A su lado, Walter Esquivel, oriundo de Villa 9 de Julio, también esperaba su momento. Hace apenas dos meses que cambió los vientos fríos de Ushuaia por el clima más templado de Mendoza. La razón fue su hijo, que con 15 años empezó a destacarse como arquero en las divisiones inferiores de Independiente Rivadavia. “Nos vinimos a Maipú, y justo ahora se dio que Atlético jugaba acá, así que no podía faltar”, contaba. Walter tuvo más suerte: infiltrado entre los hinchas locales, logró ingresar al estadio para alentar a su equipo, aunque su hijo tuvo que conformarse con verlo desde fuera tras un viaje maratónico en moto desde Maipú, siguiendo al autobús del plantel, por más de 15 kilómetros.

Pero en el Malvinas nada fue celeste y blanco, más bien a medida que pasaron los minutos y el horario del partido se acercó, se fue tiñendo de azul. Para los hinchas de Godoy Cruz, esta tarde tuvo un sabor agridulce. No fue un partido más: fue el adiós al estadio Malvinas Argentinas, su casa prestada durante dos décadas. Con el inminente regreso al renovado Feliciano Gambarte, la nostalgia flotaba en el ambiente.

Juan Manuel Rodríguez, de 33 años, caminaba por los alrededores del Parque General San Martín como quien repasa las páginas de un álbum de fotos. “Crecí viendo a Godoy Cruz acá. Vi ascensos, copas, partidos inolvidables contra los grandes.

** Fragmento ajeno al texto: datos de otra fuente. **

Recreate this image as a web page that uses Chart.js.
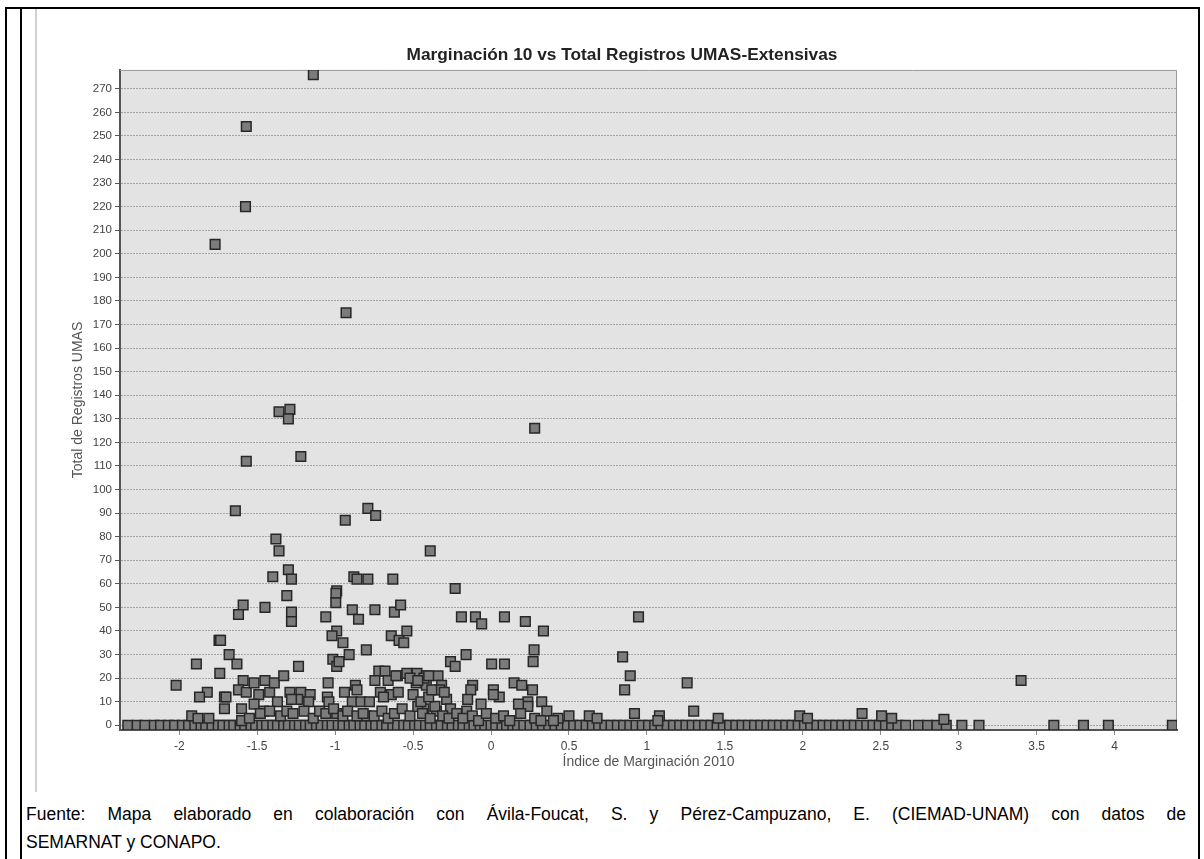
<!DOCTYPE html>
<html>
<head>
<meta charset="utf-8">
<script src="https://cdn.jsdelivr.net/npm/chart.js@4"></script>
<style>
  body { margin: 0; background: #fff; width: 1204px; height: 859px; overflow: hidden; position: relative;
         font-family: "Liberation Sans", Arial, sans-serif; }
  #frame { position: absolute; left: 5px; top: 7px; width: 1191px; height: 880px; border: 2px solid #000; border-bottom: none; }
  #inner { position: absolute; left: 20px; top: 9px; width: 2px; height: 860px; background: #000; }
  #edge { position: absolute; left: 35px; top: 9px; width: 2px; height: 783px; background: #d0d0d0; }
  #box { position: absolute; left: 37px; top: 36px; width: 1160px; height: 760px; }
  #note { position: absolute; left: 26px; top: 800px; width: 1160px; font-size: 17.5px; line-height: 28px; color: #000; }
  #note .l1 { text-align: justify; text-align-last: justify; white-space: nowrap; }
</style>
</head>
<body>
<div id="frame"></div>
<div id="inner"></div>
<div id="edge"></div>
<div id="box"><canvas id="chart"></canvas></div>
<div id="note">
  <div class="l1">Fuente: Mapa elaborado en colaboración con Ávila-Foucat, S. y Pérez-Campuzano, E. (CIEMAD-UNAM) con datos de</div>
  <div>SEMARNAT y CONAPO.</div>
</div>
<script>
// --- Data ---
// municipalities with at least one UMA: marginalization index and number of registers
const marginIndex = [
  -1.14, -1.57, -1.575, -1.77, -0.93, -1.36, -1.29, -1.30, -1.22, -1.57, 0.28, -1.64,
  -1.38, -1.36, -1.40, -1.30, -1.28, -1.31, -0.935, -0.79, -0.74, -0.88, -0.86, -0.79,
  -0.63, -0.99, -0.995, -0.39, -0.23, -1.59, -1.62, -1.45, -1.28, -1.28, -0.996, -1.06,
  -0.89, -0.85, -0.745, -0.62, -0.58, -0.99, -1.02, -0.95, -0.91, -0.80, -0.64, -0.59,
  -0.56, -0.54, -1.745, -1.735, -1.68, -1.63, -1.89, -1.74, -1.235, -1.015, -0.99, -0.975,
  -2.02, -1.82, -1.87, -1.71, -1.70, -1.71, -1.59, -1.62, -1.57, -1.52, -1.45, -1.49,
  -1.42, -1.39, -1.33, -1.37, -1.29, -1.22, -1.16, -1.17, -1.24, -1.28, -1.46, -1.52,
  -1.60, -1.60, -1.92, -1.88, -1.81, -1.045, -1.05, -1.04, -0.99, -0.94, -0.87, -0.86,
  -0.89, -0.835, -0.78, -0.71, -0.72, -0.68, -0.745, -0.66, -0.60, -0.64, -0.69, -0.80,
  -0.16, -0.26, -0.23, 0.004, 0.086, 0.276, 0.27, 0.844, 0.893, 0.857, 0.92, -0.19,
  -0.10, -0.06, 0.086, 0.22, 0.336, 0.946, -0.61, -0.54, -0.475, -0.415, -0.34, -0.595,
  -0.50, -0.415, -0.317, -0.33, -0.285, -0.118, -0.13, 0.015, 0.053, 0.015, 0.148, 0.197,
  0.266, 0.325, 0.236, 0.236, 0.176, 0.358, -0.064, -0.15, -0.156, -0.26, -0.35, -0.43,
  0.50, 0.63, 0.68, 1.08, 0.43, 1.07, 1.258, 1.30, 1.457, 1.98, 2.03, 2.38,
  2.505, 2.57, 2.905, 3.40, -1.55, -1.48, -1.42, -1.35, -1.31, -1.27, -1.20, -1.14,
  -1.10, -1.06, -1.01, -0.95, -0.92, -0.86, -0.82, -0.75, -0.70, -0.66, -0.62, -0.57,
  -0.52, -0.47, -0.44, -0.39, -0.36, -0.31, -0.27, -0.22, -0.18, -0.12, -0.08, -0.03,
  0.03, 0.08, 0.12, 0.19, 0.28, 0.32, 0.40, -0.45, -0.40, -0.38, -0.30, -0.48,
  -0.52, -0.43, -0.40, -0.47
];
const umaCount = [
  276, 254, 220, 204, 175, 133, 134, 130, 114, 112, 126, 91,
  79, 74, 63, 66, 62, 55, 87, 92, 89, 63, 62, 62,
  62, 57, 56, 74, 58, 51, 47, 50, 48, 44, 52, 46,
  49, 45, 49, 48, 51, 40, 38, 35, 30, 32, 38, 36,
  35, 40, 36, 36, 30, 26, 26, 22, 25, 28, 25, 27,
  17, 14, 12, 12, 12, 7, 19, 15, 14, 18, 19, 13,
  14, 18, 21, 10, 14, 14, 13, 10, 11, 11, 6, 9,
  7, 2, 4, 3, 3, 18, 12, 10, 5, 14, 17, 15,
  10, 10, 10, 14, 23, 23, 19, 19, 21, 13, 12, 4,
  30, 27, 25, 26, 26, 32, 27, 29, 21, 15, 5, 46,
  46, 43, 46, 44, 40, 46, 21, 22, 22, 21, 21, 14,
  13, 17, 17, 15, 11, 17, 15, 15, 12, 13, 18, 17,
  15, 10, 10, 8, 9, 6, 9, 11, 6, 7, 6, 7,
  4, 4, 3, 4, 3, 2, 18, 6, 3, 4, 3, 5,
  4, 3, 2.5, 19, 3, 5, 6, 4, 6, 5, 6, 3,
  6, 5, 7, 4, 6, 4, 5, 4, 6, 3, 5, 7,
  4, 8, 5, 3, 8, 4, 3, 5, 3, 4, 2, 5,
  3, 4, 2, 5, 3, 2, 2, 10, 12, 15, 14, 18,
  20, 20, 21, 19
];
// municipalities with no UMA registered (value 0)
const zeroIndex = [
  -2.33, -2.27, -2.22, -2.16, -2.12, -2.07, -2.03, -1.98, -1.94, -1.90, -1.86, -1.83,
  -1.79, -1.75, -1.72, -1.68, -1.65, -1.61, -1.58, -1.54, -1.51, -1.47, -1.44, -1.40,
  -1.37, -1.33, -1.30, -1.26, -1.23, -1.19, -1.16, -1.12, -1.09, -1.05, -1.02, -0.98,
  -0.95, -0.91, -0.88, -0.84, -0.81, -0.77, -0.74, -0.70, -0.67, -0.63, -0.60, -0.56,
  -0.53, -0.49, -0.46, -0.42, -0.39, -0.35, -0.32, -0.28, -0.25, -0.21, -0.18, -0.14,
  -0.11, -0.07, -0.04, 0.00, 0.03, 0.07, 0.10, 0.14, 0.17, 0.21, 0.25, 0.29,
  0.33, 0.37, 0.41, 0.45, 0.49, 0.53, 0.57, 0.61, 0.65, 0.69, 0.73, 0.77,
  0.81, 0.85, 0.89, 0.93, 0.97, 1.01, 1.05, 1.09, 1.13, 1.17, 1.21, 1.25,
  1.29, 1.33, 1.37, 1.41, 1.45, 1.49, 1.53, 1.57, 1.61, 1.65, 1.69, 1.73,
  1.77, 1.81, 1.85, 1.89, 1.93, 1.97, 2.01, 2.05, 2.09, 2.13, 2.17, 2.21,
  2.25, 2.29, 2.33, 2.37, 2.41, 2.45, 2.49, 2.53, 2.57, 2.61, 2.66, 2.74,
  2.80, 2.86, 2.92, 3.02, 3.13, 3.61, 3.80, 3.96, 4.37
];
const xTicks = [-2, -1.5, -1, -0.5, 0, 0.5, 1, 1.5, 2, 2.5, 3, 3.5, 4];
const yTicks = [0, 10, 20, 30, 40, 50, 60, 70, 80, 90, 100, 110, 120, 130, 140,
  150, 160, 170, 180, 190, 200, 210, 220, 230, 240, 250, 260, 270];

const FONT = '"Liberation Sans", Arial, sans-serif';

// grey plot area plus thin frame on top and right
const plotBox = {
  id: 'plotBox',
  beforeDraw(c) {
    const { ctx, chartArea: a } = c;
    ctx.save();
    ctx.fillStyle = '#e3e3e3';
    ctx.fillRect(a.left, a.top, a.width, a.height);
    ctx.restore();
  },
  beforeDatasetsDraw(c) {
    const { ctx, chartArea: a } = c;
    ctx.save();
    ctx.strokeStyle = '#9a9a9a';
    ctx.lineWidth = 1;
    ctx.beginPath();
    ctx.moveTo(a.left, a.top + 0.5);
    ctx.lineTo(a.right - 0.5, a.top + 0.5);
    ctx.lineTo(a.right - 0.5, a.bottom);
    ctx.stroke();
    ctx.restore();
  }
};

const pointStyle = {
  pointStyle: 'rect',
  pointRadius: 6.8,
  pointHoverRadius: 6.8,
  pointBorderWidth: 1.5,
  pointBackgroundColor: '#7c7c7c',
  pointBorderColor: '#272727',
  showLine: false
};

const ctx = document.getElementById('chart').getContext('2d');
const chart = new Chart(ctx, {
  type: 'scatter',
  data: {
    datasets: [
      Object.assign({ label: 'UMAS', data: marginIndex.map((x, i) => ({ x: x, y: umaCount[i] })) }, pointStyle),
      Object.assign({ label: 'Sin UMAS', data: zeroIndex.map(x => ({ x: x, y: 0 })) }, pointStyle)
    ]
  },
  options: {
    responsive: true,
    maintainAspectRatio: false,
    animation: false,
    events: [],
    layout: { padding: { left: 30, right: 20, top: 0, bottom: 0 } },
    plugins: {
      legend: { display: false },
      tooltip: { enabled: false },
      title: {
        display: true,
        text: 'Marginación 10 vs Total Registros UMAS-Extensivas',
        color: '#222',
        font: { family: FONT, size: 17.3, weight: 'bold' },
        padding: { top: 9, bottom: 4.2 }
      }
    },
    scales: {
      x: {
        type: 'linear',
        min: -2.38,
        max: 4.40,
        afterBuildTicks: s => { s.ticks = xTicks.map(v => ({ value: v })); },
        afterFit: s => { s.height = 66; },
        ticks: {
          color: '#444',
          font: { family: FONT, size: 12 },
          padding: 4,
          maxRotation: 0,
          autoSkip: false,
          callback: v => String(v)
        },
        grid: { drawOnChartArea: false, drawTicks: true, tickLength: 5, tickColor: '#8a8a8a', tickBorderDash: [] },
        border: { color: '#555', width: 2 },
        title: {
          display: true,
          text: 'Índice de Marginación 2010',
          color: '#555',
          font: { family: FONT, size: 14 },
          padding: { top: 0, bottom: 25 }
        }
      },
      y: {
        type: 'linear',
        min: -2,
        max: 278,
        afterBuildTicks: s => { s.ticks = yTicks.map(v => ({ value: v })); },
        afterFit: s => { s.width = 53; },
        ticks: {
          color: '#444',
          font: { family: FONT, size: 11.5 },
          padding: 3,
          autoSkip: false
        },
        grid: { color: '#a4a4a4', lineWidth: 1, tickLength: 5, tickColor: '#555', tickBorderDash: [] },
        border: { color: '#555', width: 2, dash: [2, 1] },
        title: {
          display: true,
          text: 'Total de Registros UMAS',
          color: '#555',
          font: { family: FONT, size: 14 },
          padding: { top: 3, bottom: 0 }
        }
      }
    }
  },
  plugins: [plotBox]
});
</script>
</body>
</html>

No me imagino todavía no viniendo cada fin de semana, pero bueno, los más grandes me dicen y me transmiten un sentido de pertenencia al Gambarte, que seguramente se cultivará con el tiempo para las nuevas generaciones”, confesaba, ajustándose la camiseta azul y blanca contra el pecho, como quien se aferra a un viejo amigo.

A unos metros, Gustavo Herrera, de 55 años, ve la situación desde otra perspectiva. Él sí recuerda el Gambarte lleno, el ambiente familiar de los viejos partidos del Nacional. Para Gustavo, el Malvinas nunca fue “su” casa. “Nos abrió las puertas, sí, pero volver al Gambarte es volver a casa. Es recuperar nuestra identidad”, aseguró, con una sonrisa cargada de recuerdos.

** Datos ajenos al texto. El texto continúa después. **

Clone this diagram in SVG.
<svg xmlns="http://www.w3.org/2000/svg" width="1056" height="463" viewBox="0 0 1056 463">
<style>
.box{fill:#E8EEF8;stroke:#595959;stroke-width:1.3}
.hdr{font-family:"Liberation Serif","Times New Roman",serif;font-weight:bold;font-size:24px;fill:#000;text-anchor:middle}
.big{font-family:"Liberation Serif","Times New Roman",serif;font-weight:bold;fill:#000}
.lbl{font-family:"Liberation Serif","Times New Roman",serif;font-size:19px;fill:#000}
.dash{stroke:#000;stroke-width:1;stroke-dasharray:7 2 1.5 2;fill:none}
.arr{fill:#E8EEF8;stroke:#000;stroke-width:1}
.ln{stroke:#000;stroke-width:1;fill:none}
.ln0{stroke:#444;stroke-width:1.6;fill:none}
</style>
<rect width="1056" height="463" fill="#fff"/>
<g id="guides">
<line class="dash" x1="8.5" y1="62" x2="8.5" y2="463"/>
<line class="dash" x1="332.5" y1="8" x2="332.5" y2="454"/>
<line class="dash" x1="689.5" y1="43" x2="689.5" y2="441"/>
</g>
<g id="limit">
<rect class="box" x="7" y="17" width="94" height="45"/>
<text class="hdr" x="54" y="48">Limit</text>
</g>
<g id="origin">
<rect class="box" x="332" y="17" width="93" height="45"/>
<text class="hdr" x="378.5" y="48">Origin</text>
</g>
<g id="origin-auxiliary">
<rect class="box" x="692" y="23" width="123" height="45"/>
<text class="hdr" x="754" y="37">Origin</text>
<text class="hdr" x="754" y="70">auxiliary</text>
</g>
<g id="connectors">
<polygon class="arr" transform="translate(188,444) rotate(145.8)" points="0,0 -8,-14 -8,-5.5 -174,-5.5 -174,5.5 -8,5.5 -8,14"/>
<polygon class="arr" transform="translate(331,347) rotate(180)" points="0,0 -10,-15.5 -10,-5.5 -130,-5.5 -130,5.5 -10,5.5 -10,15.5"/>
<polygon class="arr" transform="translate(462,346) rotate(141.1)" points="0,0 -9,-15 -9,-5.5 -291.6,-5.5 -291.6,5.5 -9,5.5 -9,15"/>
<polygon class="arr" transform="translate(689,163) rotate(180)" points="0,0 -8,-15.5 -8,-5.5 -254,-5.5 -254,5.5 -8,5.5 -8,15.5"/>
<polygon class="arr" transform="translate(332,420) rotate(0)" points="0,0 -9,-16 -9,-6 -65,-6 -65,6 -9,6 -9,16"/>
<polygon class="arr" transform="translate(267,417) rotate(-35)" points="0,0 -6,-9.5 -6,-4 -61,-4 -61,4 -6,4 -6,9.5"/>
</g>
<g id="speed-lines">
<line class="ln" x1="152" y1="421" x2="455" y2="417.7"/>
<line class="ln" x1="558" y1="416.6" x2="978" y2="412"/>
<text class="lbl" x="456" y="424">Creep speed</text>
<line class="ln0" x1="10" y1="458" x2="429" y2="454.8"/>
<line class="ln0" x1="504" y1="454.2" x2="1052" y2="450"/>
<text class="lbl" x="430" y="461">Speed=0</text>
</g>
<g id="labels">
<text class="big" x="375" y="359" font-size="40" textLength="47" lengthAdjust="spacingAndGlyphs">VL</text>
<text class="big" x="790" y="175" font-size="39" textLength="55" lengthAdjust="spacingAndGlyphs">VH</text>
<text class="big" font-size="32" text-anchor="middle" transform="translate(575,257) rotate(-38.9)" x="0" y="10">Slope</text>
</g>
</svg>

Dentro del estadio, el partido se jugó con la intensidad de quienes saben que hay más en juego que tres puntos. Atlético, llegó en silencio y soñando con dar el golpe fuera de casa. Godoy Cruz, por su parte, necesitaba ganar para no perder pisada en la lucha por el campeonato, pero sobre todo, más allá de regalarle a su gente una despedida digna del “coloso”.

Cada pelota dividida, cada aplauso, cada silbido, parecían cargados de un simbolismo mayor. No sólo se trataba de lo que ocurría sobre el césped: son 20  años de recuerdos, de familias, de generaciones que crecieron asociando la pasión por el “Tomba” en las tribunas del Malvinas.

La tarde, que había comenzado luminosa, fue tiñéndose de matices melancólicos. Mientras algunos se abrazaban tras un gol de Auzmendi, otros miraban de reojo las tribunas, conscientes de que esas imágenes pronto serían parte del pasado, aunque como dicen los que ya pintan canas: volver a casa.

Al final del encuentro, el resultado no quedó en un segundo plano. Aunque sí, las historias individuales prevalecieron en el ambiente. El fútbol, como pocas cosas, es capaz de condensar vida en 90 minutos. De reunir pasados y futuros, de abrir heridas y cicatrizarlas, de ofrecer despedidas y reencuentros en un mismo suspiro. Así se cerró la tarde en Mendoza: entre abrazos, nostalgias y esperanzas (para el equipo ganador), bajo un cielo que ya invitaba a la noche.